The results of these efforts are trails so clean that reports are "you could eat off of them", but we wouldn't recommend it.  Either way, Woolly is open, Open, OPEN and there may be a few greasy spots, but overall trails should be in excellent condition.
Weather forecast is PERFECT for Sunday, so hopefully you can grab your bike and possibly a friend or two and spend some quality Woolly-time.  We know you won't regret it. 

Anytime you head to St Croix Falls to ride Woolly, please let people in town know you came to ride the local MTB trails.  This is true with any of your favorite trails because "locals" need to know that bikes bring business to town.

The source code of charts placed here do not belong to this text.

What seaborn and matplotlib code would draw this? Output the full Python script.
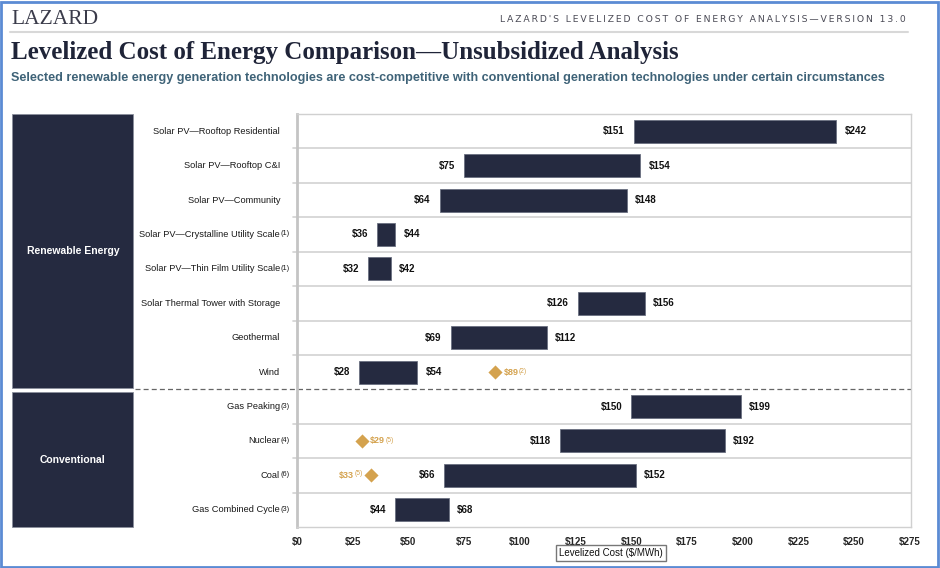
import matplotlib
matplotlib.use('Agg')
import matplotlib.pyplot as plt
import matplotlib.transforms as mtransforms
from matplotlib.patches import Rectangle
from matplotlib.lines import Line2D
import seaborn as sns
import pandas as pd

# data
techs = ['Solar PV\u2014Rooftop Residential', 'Solar PV\u2014Rooftop C&I', 'Solar PV\u2014Community',
         'Solar PV\u2014Crystalline Utility Scale', 'Solar PV\u2014Thin Film Utility Scale',
         'Solar Thermal Tower with Storage', 'Geothermal', 'Wind',
         'Gas Peaking', 'Nuclear', 'Coal', 'Gas Combined Cycle']
notes = ['', '', '', '(1)', '(1)', '', '', '', '(3)', '(4)', '(6)', '(3)']
low = [151, 75, 64, 36, 32, 126, 69, 28, 150, 118, 66, 44]
high = [242, 154, 148, 44, 42, 156, 112, 54, 199, 192, 152, 68]

marker_techs = ['Wind', 'Nuclear', 'Coal']
marker_vals = [89, 29, 33]
marker_notes = ['(2)', '(5)', '(5)']
marker_side = ['right', 'right', 'left']

groups = ['Renewable Energy', 'Conventional']
group_rows = [(0, 7), (8, 11)]

xticks = list(range(0, 276, 25))

navy = '#252a40'
gold = '#d4a24e'

sns.set_style('white')
plt.rcParams['font.family'] = ['Liberation Sans', 'DejaVu Sans']

df = pd.DataFrame({'tech': techs, 'low': low, 'high': high})

W, H = 940, 568
fig = plt.figure(figsize=(W / 100, H / 100), dpi=100)
ax = fig.add_axes([297 / W, 1 - 527 / H, (911 - 297) / W, (527 - 114) / H])

sns.barplot(data=df, x='high', y='tech', orient='h', color=navy, saturation=1,
            width=0.67, edgecolor='#6a7080', linewidth=0.6, ax=ax, zorder=3)
# turn the bars into floating ranges low..high
for p, lo, hi in zip(ax.patches, low, high):
    p.set_x(lo)
    p.set_width(hi - lo)

pos = {t: i for i, t in enumerate(techs)}
sns.scatterplot(x=marker_vals, y=[pos[t] for t in marker_techs], marker='D', s=52,
                color=gold, linewidth=0, ax=ax, zorder=5, legend=False)

ax.set_xlim(0, 275.5)
ax.set_ylim(len(techs) - 0.5, -0.5)

blend = mtransforms.blended_transform_factory(fig.transFigure, ax.transData)

# row separators
for i in range(len(techs) - 1):
    if i == 7:
        ax.plot([135 / W, 911 / W], [i + 0.5, i + 0.5], transform=blend, color='#666666',
                lw=0.9, ls=(0, (4, 2.5)), clip_on=False, zorder=2)
    else:
        ax.plot([293 / W, 911 / W], [i + 0.5, i + 0.5], transform=blend, color='#d2d2d2',
                lw=1.2, clip_on=False, zorder=1)

for s in ['top', 'right', 'bottom']:
    ax.spines[s].set_color('#d0d0d0')
    ax.spines[s].set_linewidth(1.0)
ax.spines['left'].set_color('#c4c4c4')
ax.spines['left'].set_linewidth(2.0)

ax.set_xticks(xticks)
ax.set_xticklabels([f'${v}' for v in xticks], fontweight='bold', fontsize=7)
ax.tick_params(axis='x', length=0, pad=7)
ax.set_yticks([])
ax.set_ylabel('')
ax.set_xlabel('')

fig.text(611 / W, 1 - 553 / H, 'Levelized Cost ($/MWh)', ha='center', va='center',
         fontsize=7, color='#111111',
         bbox=dict(boxstyle='square,pad=0.35', fc='white', ec='#777777', lw=1.0))

fig.canvas.draw()
renderer = fig.canvas.get_renderer()
inv = fig.transFigure.inverted()


def sup_at(xpix, ytop, s, color, ha='left', size=5):
    x, y = inv.transform((xpix, ytop))
    return fig.text(x, y, s, ha=ha, va='top', fontsize=size, color=color)


# category labels with footnote marks
for i, (t, n) in enumerate(zip(techs, notes)):
    txt = ax.text(280 / W, i, t, transform=blend, ha='right', va='center',
                  fontsize=6.7, color='#1a1a1a')
    if n:
        bb = txt.get_window_extent(renderer)
        sup_at(bb.x1 + 0.3, bb.y1 - 0.5, n, '#1a1a1a', size=5.3)

# value labels
for i, (lo, hi) in enumerate(zip(low, high)):
    ax.annotate(f'${lo}', xy=(lo, i), xytext=(-6.5, 0), textcoords='offset points',
                ha='right', va='center', fontsize=7, fontweight='bold', color='#111111')
    ax.annotate(f'${hi}', xy=(hi, i), xytext=(6, 0), textcoords='offset points',
                ha='left', va='center', fontsize=7, fontweight='bold', color='#111111')

# gold diamond labels
for t, v, n, side in zip(marker_techs, marker_vals, marker_notes, marker_side):
    i = pos[t]
    if side == 'right':
        a = ax.annotate(f'${v}', xy=(v, i), xytext=(6, 0), textcoords='offset points',
                        ha='left', va='center', fontsize=6.5, fontweight='bold', color=gold)
        bb = a.get_window_extent(renderer)
        sup_at(bb.x1 + 0.3, bb.y1 - 0.5, n, gold, size=4.8)
    else:
        xd, yd = ax.transData.transform((v, i))
        sp = sup_at(xd - 8, yd + 5, n, gold, ha='right', size=4.8)
        bb = sp.get_window_extent(renderer)
        xm, ym = inv.transform((bb.x0 - 0.3, yd))
        fig.text(xm, ym, f'${v}', ha='right', va='center', fontsize=6.5,
                 fontweight='bold', color=gold)

# group boxes on the left
for g, (r0, r1) in zip(groups, group_rows):
    top = r0 - 0.5 + (0.08 if r0 > 0 else 0)
    bot = r1 + 0.5 - (0.04 if r1 < len(techs) - 1 else 0)
    ax.add_patch(Rectangle((12 / W, top), 121 / W, bot - top, transform=blend,
                           facecolor=navy, edgecolor='#8a8f9c', lw=0.6, clip_on=False))
    ax.text(73 / W, (top + bot) / 2, g, transform=blend, ha='center', va='center',
            color='white', fontsize=7.5, fontweight='bold')

# header
fig.text(11 / W, 1 - 19 / H, 'LAZARD', ha='left', va='center', fontsize=15.5,
         family=['Liberation Serif', 'DejaVu Serif'], color='#3a3b4a')
head = '\u2009'.join("LAZARD'S LEVELIZED COST OF ENERGY ANALYSIS\u2014VERSION 13.0")
fig.text(906 / W, 1 - 20 / H, head, ha='right', va='center', fontsize=6.7,
         family=['DejaVu Sans'], color='#4a4a55')
fig.add_artist(Line2D([10 / W, 908 / W], [1 - 32 / H, 1 - 32 / H], transform=fig.transFigure,
                      color='#d8d8d8', lw=1.5))
fig.text(11 / W, 1 - 52 / H, 'Levelized Cost of Energy Comparison\u2014Unsubsidized Analysis',
         ha='left', va='center', fontsize=18, fontweight='bold',
         family=['Liberation Serif', 'DejaVu Serif'], color='#1f2438')
fig.text(11 / W, 1 - 78 / H, 'Selected renewable energy generation technologies are '
         'cost-competitive with conventional generation technologies under certain circumstances',
         ha='left', va='center', fontsize=9.1, fontweight='bold', color='#3f6378')

fig.add_artist(Rectangle((0.001, 0.002), 0.997, 0.995, transform=fig.transFigure, fill=False,
                         edgecolor='#5b8bd4', lw=2))

fig.savefig('out.png', dpi=100)
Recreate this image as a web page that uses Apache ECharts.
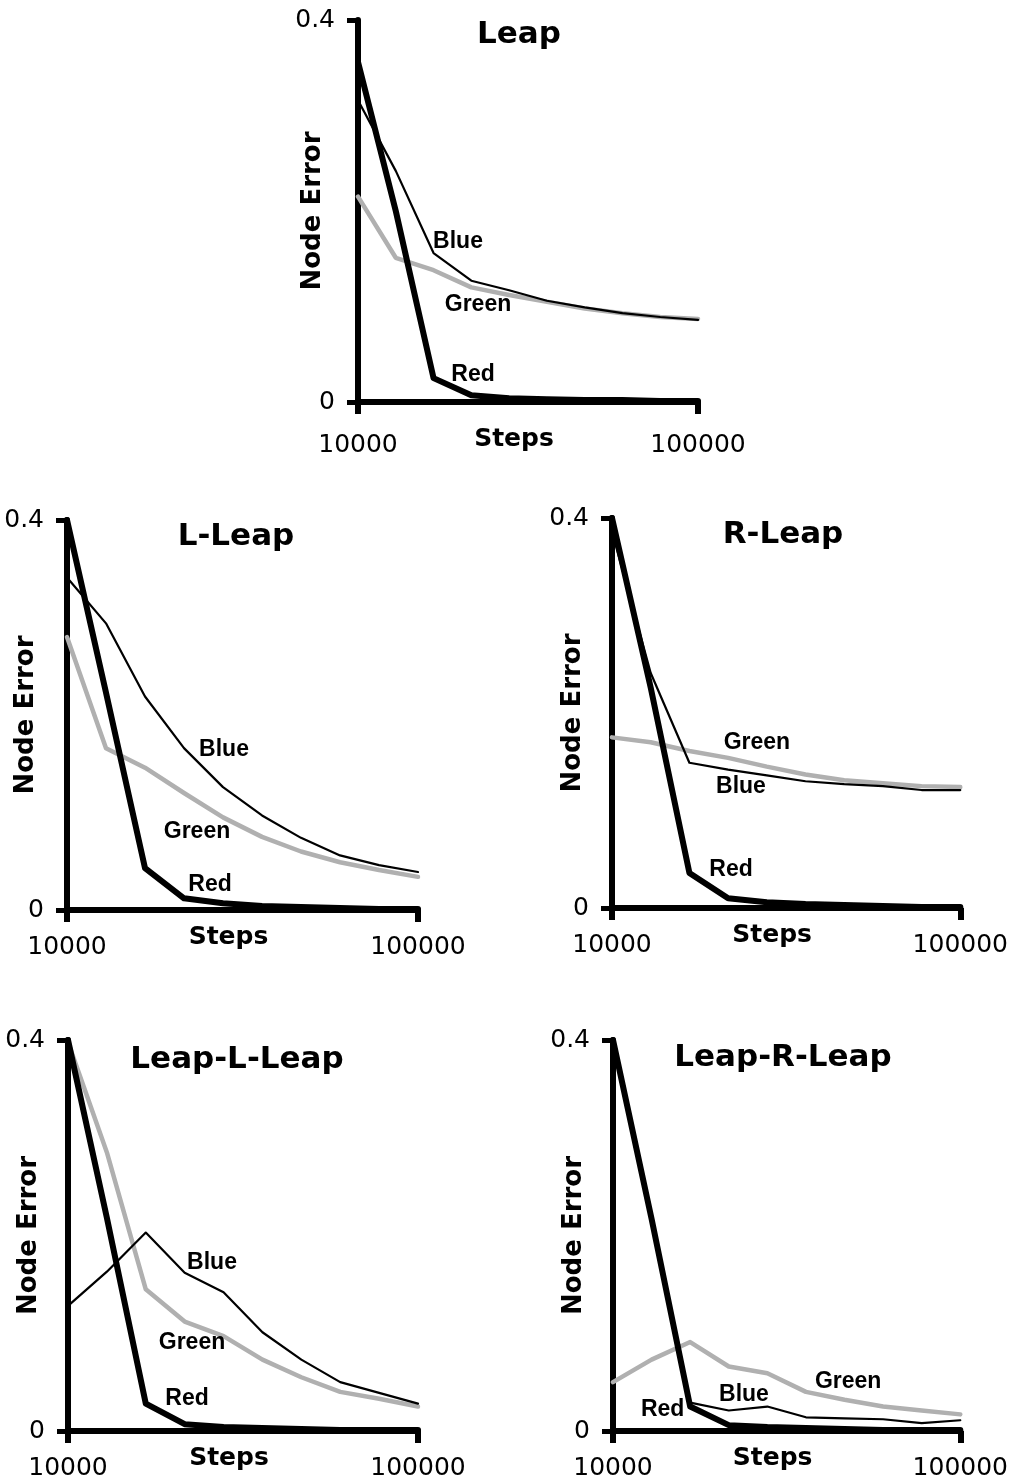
<!DOCTYPE html>
<html>
<head>
<meta charset="utf-8">
<script src="https://cdn.jsdelivr.net/npm/echarts@6/dist/echarts.min.js"></script>
<style>
html,body{margin:0;padding:0;background:#fff;}
#chart{width:1011px;height:1481px;}
</style>
</head>
<body>
<div id="chart"></div>
<script>
// ---- data ----
const steps = [10000, 20000, 30000, 40000, 50000, 60000, 70000, 80000, 90000, 100000];
const xTickValues = [10000, 100000];
const panelTitles = ['Leap', 'L-Leap', 'R-Leap', 'Leap-L-Leap', 'Leap-R-Leap'];
const seriesNames = ['Green', 'Blue', 'Red'];

const leapRed   = [0.356, 0.200, 0.025, 0.007, 0.004, 0.003, 0.002, 0.002, 0.001, 0.001];
const leapBlue  = [0.316, 0.242, 0.156, 0.127, 0.117, 0.106, 0.099, 0.093, 0.089, 0.086];
const leapGreen = [0.215, 0.151, 0.138, 0.120, 0.112, 0.105, 0.098, 0.093, 0.089, 0.087];

const lLeapRed   = [0.400, 0.223, 0.043, 0.012, 0.007, 0.004, 0.003, 0.002, 0.001, 0.001];
const lLeapBlue  = [0.341, 0.294, 0.219, 0.166, 0.126, 0.097, 0.074, 0.056, 0.046, 0.039];
const lLeapGreen = [0.280, 0.166, 0.146, 0.120, 0.095, 0.075, 0.060, 0.049, 0.041, 0.034];

const rLeapRed   = [0.400, 0.226, 0.036, 0.010, 0.006, 0.004, 0.003, 0.002, 0.001, 0.001];
const rLeapBlue  = [0.386, 0.241, 0.149, 0.142, 0.136, 0.130, 0.127, 0.125, 0.121, 0.121];
const rLeapGreen = [0.175, 0.170, 0.161, 0.154, 0.145, 0.137, 0.131, 0.128, 0.125, 0.124];

const leapLLeapRed   = [0.400, 0.218, 0.028, 0.007, 0.004, 0.003, 0.002, 0.001, 0.001, 0.001];
const leapLLeapBlue  = [0.128, 0.163, 0.203, 0.162, 0.142, 0.101, 0.073, 0.050, 0.039, 0.028];
const leapLLeapGreen = [0.398, 0.285, 0.145, 0.112, 0.097, 0.073, 0.055, 0.040, 0.033, 0.025];

const leapRLeapRed   = [0.400, 0.217, 0.025, 0.006, 0.004, 0.003, 0.002, 0.001, 0.001, 0.001];
const leapRLeapBlue  = [0.400, 0.217, 0.029, 0.021, 0.025, 0.014, 0.013, 0.012, 0.008, 0.011];
const leapRLeapGreen = [0.050, 0.073, 0.091, 0.066, 0.059, 0.040, 0.032, 0.025, 0.021, 0.017];

const panelData = [
  { green: leapGreen,      blue: leapBlue,      red: leapRed },
  { green: lLeapGreen,     blue: lLeapBlue,     red: lLeapRed },
  { green: rLeapGreen,     blue: rLeapBlue,     red: rLeapRed },
  { green: leapLLeapGreen, blue: leapLLeapBlue, red: leapLLeapRed },
  { green: leapRLeapGreen, blue: leapRLeapBlue, red: leapRLeapRed }
];

// ---- layout (positions / styles) ----
const layout = [
  { left: 358, top: 20,   width: 340, height: 382, titleX: 519, titleY: 35,   yNameGap: 32, xNameGap: 25, xLabelMargin: 31,
    labelAt: { Blue: [36470, 0.1675], Green: [41760, 0.1016], Red: [40440, 0.0283] } },
  { left: 67,  top: 520,  width: 351, height: 390, titleX: 236, titleY: 537,  yNameGap: 28, xNameGap: 15, xLabelMargin: 25,
    labelAt: { Blue: [50260, 0.1641], Green: [43333, 0.0800], Red: [46667, 0.0256] } },
  { left: 612, top: 518,  width: 351, height: 390, titleX: 783, titleY: 535,  yNameGap: 26, xNameGap: 15, xLabelMargin: 25,
    labelAt: { Blue: [43333, 0.1241], Green: [47436, 0.1692], Red: [40769, 0.0390] } },
  { left: 68,  top: 1040, width: 350, height: 392, titleX: 237, titleY: 1060, yNameGap: 26, xNameGap: 15, xLabelMargin: 25,
    labelAt: { Blue: [47029, 0.1724], Green: [41886, 0.0908], Red: [40600, 0.0327] } },
  { left: 613, top: 1040, width: 350, height: 391, titleX: 783, titleY: 1058, yNameGap: 26, xNameGap: 15, xLabelMargin: 25,
    labelAt: { Blue: [43943, 0.0368], Green: [70943, 0.0501], Red: [22857, 0.0215] } }
];

const lineStyles = {
  Green: { color: '#b0b0b0', width: 4.5 },
  Blue:  { color: '#000000', width: 2.2 },
  Red:   { color: '#000000', width: 6 }
};

const axisFont = 'DejaVu Sans';
const labelFont = 'Liberation Sans';

const grids = [], xAxes = [], yAxes = [], series = [], graphics = [];

layout.forEach((L, i) => {
  grids.push({ left: L.left, top: L.top, width: L.width, height: L.height, containLabel: false });
  xAxes.push({
    gridIndex: i, type: 'value', min: 10000, max: 100000,
    name: 'Steps', nameLocation: 'middle', nameGap: L.xNameGap, nameMoveOverlap: false,
    nameTextStyle: { fontFamily: axisFont, fontWeight: 'bold', fontSize: 25, color: '#000', padding: [0, 28, 0, 0] },
    axisLine: { show: true, onZero: false, lineStyle: { color: '#000', width: 6 } },
    axisTick: { show: true, length: 12, customValues: xTickValues, lineStyle: { color: '#000', width: 6 } },
    axisLabel: { show: true, customValues: xTickValues, margin: L.xLabelMargin, fontFamily: axisFont, fontSize: 25, color: '#000',
                 formatter: v => String(v) },
    splitLine: { show: false }
  });
  yAxes.push({
    gridIndex: i, type: 'value', min: 0, max: 0.4, interval: 0.4,
    name: 'Node Error', nameLocation: 'middle', nameGap: L.yNameGap, nameRotate: 90, nameMoveOverlap: false,
    nameTextStyle: { fontFamily: axisFont, fontWeight: 'bold', fontSize: 26, color: '#000' },
    axisLine: { show: true, onZero: false, lineStyle: { color: '#000', width: 6 } },
    axisTick: { show: true, length: 11, lineStyle: { color: '#000', width: 5 } },
    axisLabel: { show: true, margin: 23, fontFamily: axisFont, fontSize: 25, color: '#000',
                 formatter: v => (v === 0 ? '0' : String(v)) },
    splitLine: { show: false }
  });
  const d = panelData[i];
  const valuesByName = { Green: d.green, Blue: d.blue, Red: d.red };
  seriesNames.forEach((nm, k) => {
    const st = lineStyles[nm];
    series.push({
      type: 'line', name: nm, xAxisIndex: i, yAxisIndex: i,
      data: steps.map((s, j) => [s, valuesByName[nm][j]]),
      showSymbol: false, symbol: 'none', z: 3 + k,
      lineStyle: { color: st.color, width: st.width, join: 'round', cap: 'round' },
      emphasis: { disabled: true },
      markPoint: {
        symbol: 'circle', symbolSize: 1, silent: true,
        itemStyle: { color: 'rgba(0,0,0,0)' },
        label: { show: true, position: 'inside', formatter: '{b}', fontFamily: labelFont, fontWeight: 'bold', fontSize: 23, color: '#000' },
        data: [{ name: nm, coord: L.labelAt[nm] }]
      }
    });
  });
  graphics.push({
    type: 'text', x: L.titleX, y: L.titleY,
    style: { text: panelTitles[i], fontFamily: axisFont, fontWeight: 'bold', fontSize: 31, fill: '#000',
             textAlign: 'center', textVerticalAlign: 'middle' }
  });
});

const chart = echarts.init(document.getElementById('chart'), null, { renderer: 'canvas' });
chart.setOption({
  backgroundColor: '#fff',
  animation: false,
  grid: grids,
  xAxis: xAxes,
  yAxis: yAxes,
  series: series,
  graphic: graphics
});
</script>
</body>
</html>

If you head to Woollyland tomorrow...or any other day, please consider a visit to one of our club sponsors and stop at the Dallas House Coffee Shop in downtown SCF for a pre-ride coffee, pastry or light lunch, if you'd prefer some post-ride refreshments hit the Dallas House bar at the intersection of Hwy 8 & 35 for a great post-ride burger and beer.  Of course, CyclovaXC is the "Official Bike Shop of the Woolly Bike Club" and they are always available for anything you forgot to pack for your ride,  trailside mechanical, or consider them next time you need a new bike (I know they are excited about the 2017 Treks, Salsas, and Advocate bikes that are coming out soon, plus you can probably get a deal right now on remaining 2016s.)  

Again, no matter where you go when you are in-town to ride, please make sure people know you came to town to ride Woolly because we are dependent upon the help of our sponsors and community to keep building and maintaining our trails, so everyone can enjoy them throughout the year.

Tuesday, August 9, 2016

Group Ride 8/9/2016 is ON!! 6pm Woolly Trailhead

If you didn't bust your collar bone over the weekend... like me... head on out to the Woolly tonight at 6pm for a group ride.

The first lap is always no drop so you can have a chance to ride the trails with other people.  This is a great way to learn your way around if you don't normally ride the Woolly.

After that first lap everything is negotiable.  Throw down for a KOM or ride some more as a group.

Wish I could be there with you.  Instead, I'm going to be making a new friend with Mr. Kinetic (first name Kurt) in my basement this evening.